§ WRITTEN EXERCISE: Extract all lines that hold "image" from the records below.

--- START OF DATA ROWS ---

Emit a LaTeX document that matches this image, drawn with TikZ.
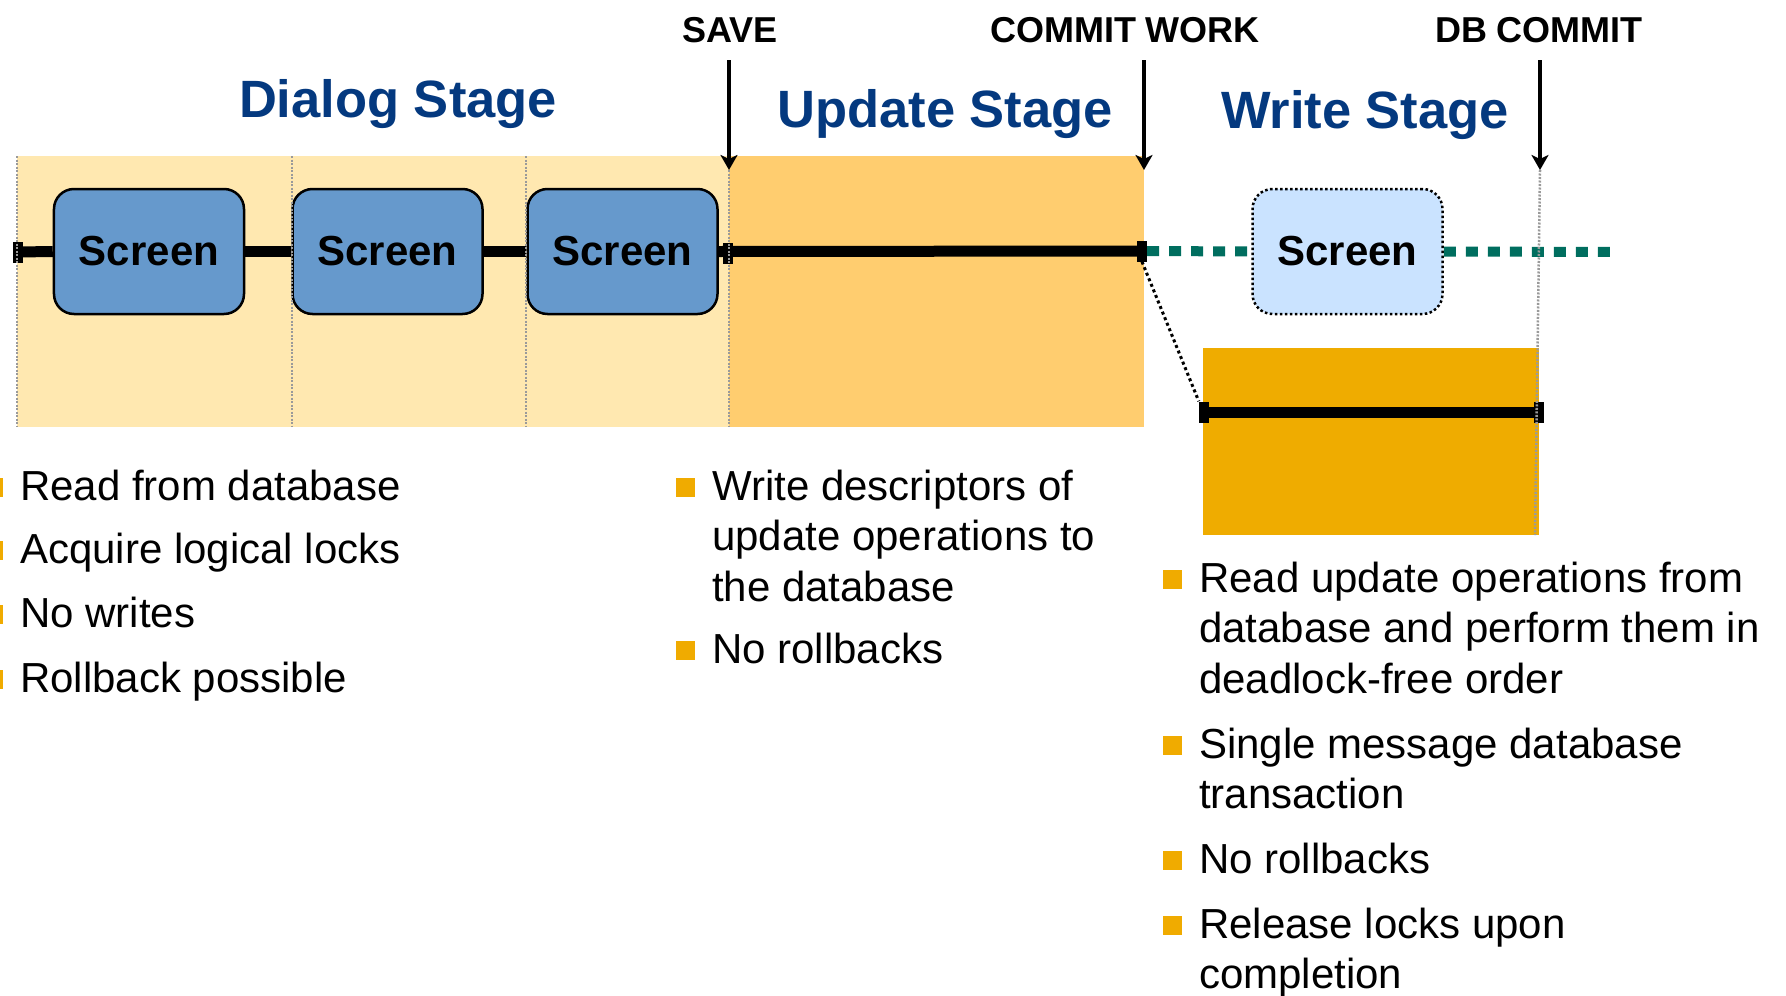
\documentclass[tikz,border=0pt]{standalone}
\usepackage{fontspec}
\setmainfont{Liberation Sans}
\usetikzlibrary{arrows.meta}

\definecolor{dialogbg}{HTML}{FFE8B0}
\definecolor{updatebg}{HTML}{FFCD6F}
\definecolor{writebg}{HTML}{EFAC00}
\definecolor{screenblue}{HTML}{6699CC}
\definecolor{screenlight}{HTML}{CAE3FF}
\definecolor{titleblue}{HTML}{04397F}
\definecolor{trackteal}{HTML}{006E5F}
\definecolor{divgrey}{HTML}{9A9A9A}
\definecolor{bulletorange}{HTML}{F0AB00}

% one bullet point: name, x, baseline y, lines separated by \cr
\newcommand\bitem[4]{%
  \fill[bulletorange] ({max(#2-36,0)},#3-22) rectangle (#2-17,#3-3);
  \node[item, anchor=base west] (#1) at (#2,#3) {\vtop{\halign{##\hfil\cr#4\crcr}}};
}

\begin{document}
\begin{tikzpicture}[x=1bp, y=-1bp,
  screenbox/.style={draw=black, line width=2.5bp, fill=screenblue, rounded corners=20bp,
    minimum width=190bp, minimum height=125bp, inner sep=0,
    font=\bfseries\fontsize{42bp}{48bp}\selectfont},
  ghostbox/.style={screenbox, fill=screenlight, dash pattern=on 2.5bp off 2.5bp},
  marker/.style={fill=black, minimum width=10bp, minimum height=21bp, inner sep=0},
  track/.style={line width=11bp},
  tealdots/.style={trackteal, line width=10bp, dash pattern=on 12bp off 10bp},
  divider/.style={divgrey, line width=2.5bp, dash pattern=on 2bp off 1.5bp},
  linkdots/.style={line width=3bp, dash pattern=on 3bp off 3bp},
  arr/.style={line width=3.5bp, -{Stealth[length=15bp,width=17bp,inset=4bp]}},
  evt/.style={font=\bfseries\fontsize{36bp}{40bp}\selectfont, inner sep=0},
  stage/.style={text=titleblue, font=\bfseries\fontsize{52.5bp}{60bp}\selectfont, inner sep=0},
  item/.style={font=\fontsize{42bp}{50.5bp}\selectfont, inner sep=0}]
\useasboundingbox (0,0) rectangle (1786,995);

% stage backgrounds
\fill[dialogbg] (17,156) rectangle (729,427);
\fill[updatebg] (729,156) rectangle (1144,427);
\fill[writebg] (1203,348) rectangle (1539,535);

% markers on the timelines
\node[marker] (m0) at (18,252) {};
\node[marker] (m1) at (728,253) {};
\node[marker] (m2) at (1142,251) {};
\node[marker] (m3) at (1204,412) {};
\node[marker] (m4) at (1539,412) {};
\coordinate (tend) at (1618,252);

% dialog screens
\node[screenbox] (s1) at (149,251.5) {Screen};
\node[screenbox] (s2) at (387.5,251.5) {Screen};
\node[screenbox] (s3) at (622.5,251.5) {Screen};
\node[ghostbox] (s4) at (1347.5,251.5) {Screen};

% timelines
\draw[track] (m0.center) -- (s1.west);
\draw[track] (s1.east) -- (s2.west);
\draw[track] (s2.east) -- (s3.west);
\draw[track] (s3.east) -- (m2.center);
\draw[track] (m3.center) -- (m4.center);
\draw[tealdots] (m2.east) -- (s4.west);
\draw[tealdots] (s4.east) -- (tend);
\draw[linkdots] (m2.south) -- (m3.north west);

% dotted dividers
\draw[divider] (17,156) -- (17,427);
\draw[divider] (292,156) -- (292,427);
\draw[divider] (526,156) -- (526,427);
\draw[divider] (729,170) -- (729,427);
\draw[divider] (1540,170) -- (1535,535);

% event labels and arrows
\node[evt, anchor=base] (save) at (730,42) {SAVE};
\node[evt, anchor=base] (commit) at (1125,42) {COMMIT WORK};
\node[evt, anchor=base] (dbc) at (1539,42) {DB COMMIT};
\coordinate (savetop) at (729,60);
\coordinate (savetip) at (729,170);
\coordinate (committop) at (1144,60);
\coordinate (committip) at (1144,170);
\coordinate (dbctop) at (1540,60);
\coordinate (dbctip) at (1540,170);
\draw[arr] (savetop) -- (savetip);
\draw[arr] (committop) -- (committip);
\draw[arr] (dbctop) -- (dbctip);

% stage titles
\node[stage, anchor=base] (dialog) at (398,117) {Dialog Stage};
\node[stage, anchor=base] (update) at (945,127) {Update Stage};
\node[stage, anchor=base] (write) at (1365,128) {Write Stage};

% bullet lists
\bitem{d1}{20}{500}{Read from database}
\bitem{d2}{20}{563}{Acquire logical locks}
\bitem{d3}{20}{627}{No writes}
\bitem{d4}{20}{692}{Rollback possible}

\bitem{u1}{712}{500}{Write descriptors of\cr update operations to\cr the database}
\bitem{u2}{712}{663}{No rollbacks}

\bitem{w1}{1199}{592}{Read update operations from\cr database and perform them in\cr deadlock-free order}
\bitem{w2}{1199}{758}{Single message database\cr transaction}
\bitem{w3}{1199}{873}{No rollbacks}
\bitem{w4}{1199}{938}{Release locks upon\cr completion}
\end{tikzpicture}
\end{document}
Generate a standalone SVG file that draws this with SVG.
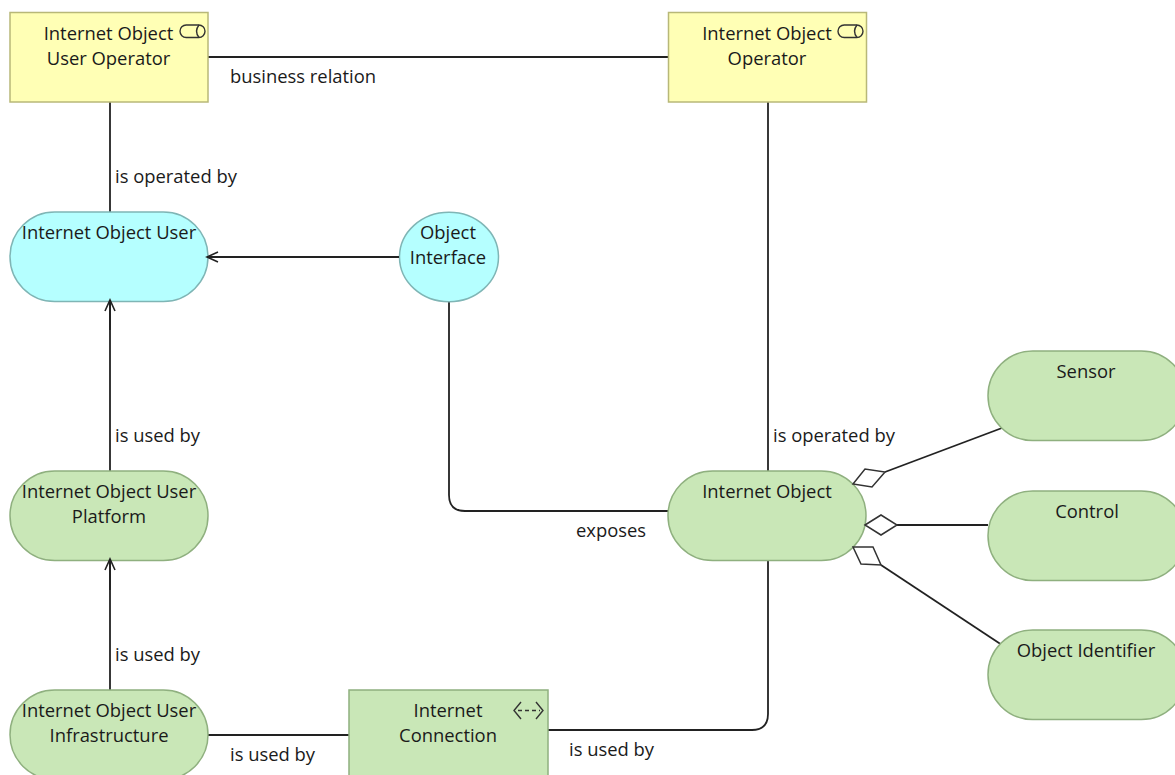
<svg xmlns="http://www.w3.org/2000/svg" width="1175" height="775" viewBox="0 0 1175 775">
<style>
text{font-family:"Open Sans","Noto Sans","Liberation Sans",sans-serif;font-size:18.4px;fill:#1a1a1a}
.c{text-anchor:middle}
.y{fill:#ffffb5;stroke:#b8b878;stroke-width:1.5}
.b{fill:#b5ffff;stroke:#7fb5b5;stroke-width:1.5}
.g{fill:#c9e7b7;stroke:#8fb07f;stroke-width:1.5}
.l{fill:none;stroke:#222;stroke-width:1.8}
.a{marker-end:url(#open)}
.d{fill:#fff;stroke:#333;stroke-width:1.5}
.i{fill:none;stroke:#333;stroke-width:1.4}
</style>
<defs>
<marker id="open" markerWidth="14" markerHeight="14" refX="12" refY="7" orient="auto" markerUnits="userSpaceOnUse">
<path d="M1 2 L12 7 L1 12" fill="none" stroke="#222" stroke-width="1.6"/>
</marker>
</defs>
<g id="connectors">
<path class="l" d="M208 57H668"/>
<path class="l" d="M110 102V212"/>
<path class="l" d="M110 471V301"/>
<path class="l" d="M110 690V560"/>
<path class="l" d="M449 301V495Q449 511 465 511H668"/>
<path class="l" d="M768 102V471"/>
<path class="l" d="M768 560V714Q768 730 752 730H548"/>
<path class="l" d="M208 735H349"/>
<path class="l" d="M885 472L1002 428"/>
<path class="l" d="M897 525H988"/>
<path class="l" d="M881 565L1002 645"/>
</g>
<g id="user-operator">
<rect class="y" x="10" y="12.500" width="198" height="89.500"/>
<rect class="i" x="180" y="25" width="25" height="12.500" rx="6.200"/>
<path class="i" d="M199 25Q194 31.200 199 37.500"/>
<text class="c" x="108.500" y="39.500">Internet Object</text>
<text class="c" x="108.500" y="64.500">User Operator</text>
</g>
<g id="operator">
<rect class="y" x="668.500" y="12.500" width="198" height="89.500"/>
<rect class="i" x="838" y="25" width="25" height="12.500" rx="6.200"/>
<path class="i" d="M857 25Q852 31.200 857 37.500"/>
<text class="c" x="767" y="39.500">Internet Object</text>
<text class="c" x="767" y="64.500">Operator</text>
</g>
<g id="object-user">
<rect class="b" x="10" y="212" width="198" height="89.500" rx="44.700"/>
<text class="c" x="109" y="238.500">Internet Object User</text>
</g>
<g id="object-interface">
<ellipse class="b" cx="449" cy="257" rx="49.500" ry="44.700"/>
<text class="c" x="448" y="238.500">Object</text>
<text class="c" x="448" y="263.500">Interface</text>
</g>
<g id="user-platform">
<rect class="g" x="10" y="471" width="198" height="89.500" rx="44.700"/>
<text class="c" x="109" y="497.500">Internet Object User</text>
<text class="c" x="109" y="522.500">Platform</text>
</g>
<g id="user-infrastructure">
<rect class="g" x="10" y="690" width="198" height="89.500" rx="44.700"/>
<text class="c" x="109" y="716.500">Internet Object User</text>
<text class="c" x="109" y="741.500">Infrastructure</text>
</g>
<g id="internet-connection">
<rect class="g" x="349" y="690" width="199" height="90"/>
<path class="i" d="M521 702L514 710.500L521 719M536 702L543 710.500L536 719"/>
<path class="i" d="M518 710.500H540" stroke-dasharray="4 3"/>
<text class="c" x="448" y="716.500">Internet</text>
<text class="c" x="448" y="741.500">Connection</text>
</g>
<g id="internet-object">
<rect class="g" x="668" y="471" width="198" height="89.500" rx="44.700"/>
<text class="c" x="767" y="497.500">Internet Object</text>
</g>
<g id="sensor">
<rect class="g" x="988" y="351" width="198" height="89.500" rx="44.700"/>
<text class="c" x="1086" y="378">Sensor</text>
</g>
<g id="control">
<rect class="g" x="988" y="491" width="198" height="89.500" rx="44.700"/>
<text class="c" x="1087" y="517.500">Control</text>
</g>
<g id="object-identifier">
<rect class="g" x="988" y="630" width="198" height="89.500" rx="44.700"/>
<text class="c" x="1086" y="657">Object Identifier</text>
</g>
<g id="overlays">
<path class="l a" d="M399 257H207"/>
<path class="l a" d="M110 330V300"/>
<path class="l a" d="M110 590V559"/>
<path class="d" d="M853 484L865 469L885 472L872 487Z"/>
<path class="d" d="M865 525L881 515L897 525L881 535Z"/>
<path class="d" d="M853 547L873 547L881 565L861 564Z"/>
</g>
<g id="labels">
<text x="230" y="82.500">business relation</text>
<text x="115" y="182.500">is operated by</text>
<text x="115" y="441.500">is used by</text>
<text x="115" y="660.500">is used by</text>
<text x="230" y="760.500">is used by</text>
<text x="569" y="755.500">is used by</text>
<text x="576" y="536.500">exposes</text>
<text x="773" y="441.500">is operated by</text>
</g>
</svg>
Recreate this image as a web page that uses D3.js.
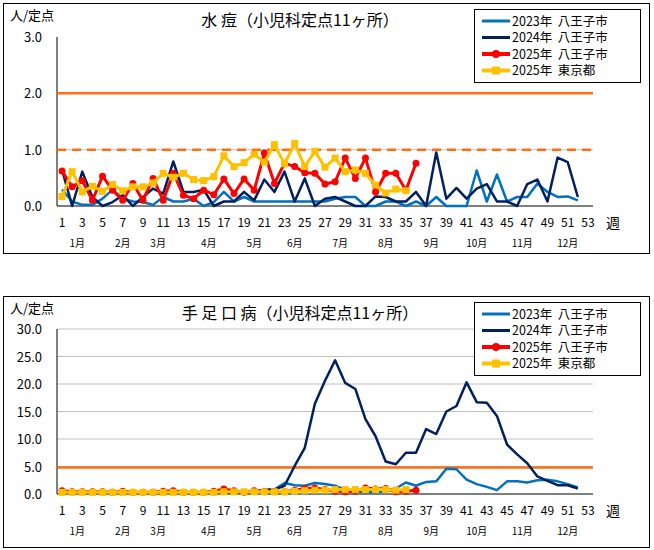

--- END OF DATA ROWS ---

§ SOLUTION FOR THIS EXERCISE:
Emit a LaTeX document that matches this image, drawn with TikZ.
Recreate this image as a web page that uses D3.js.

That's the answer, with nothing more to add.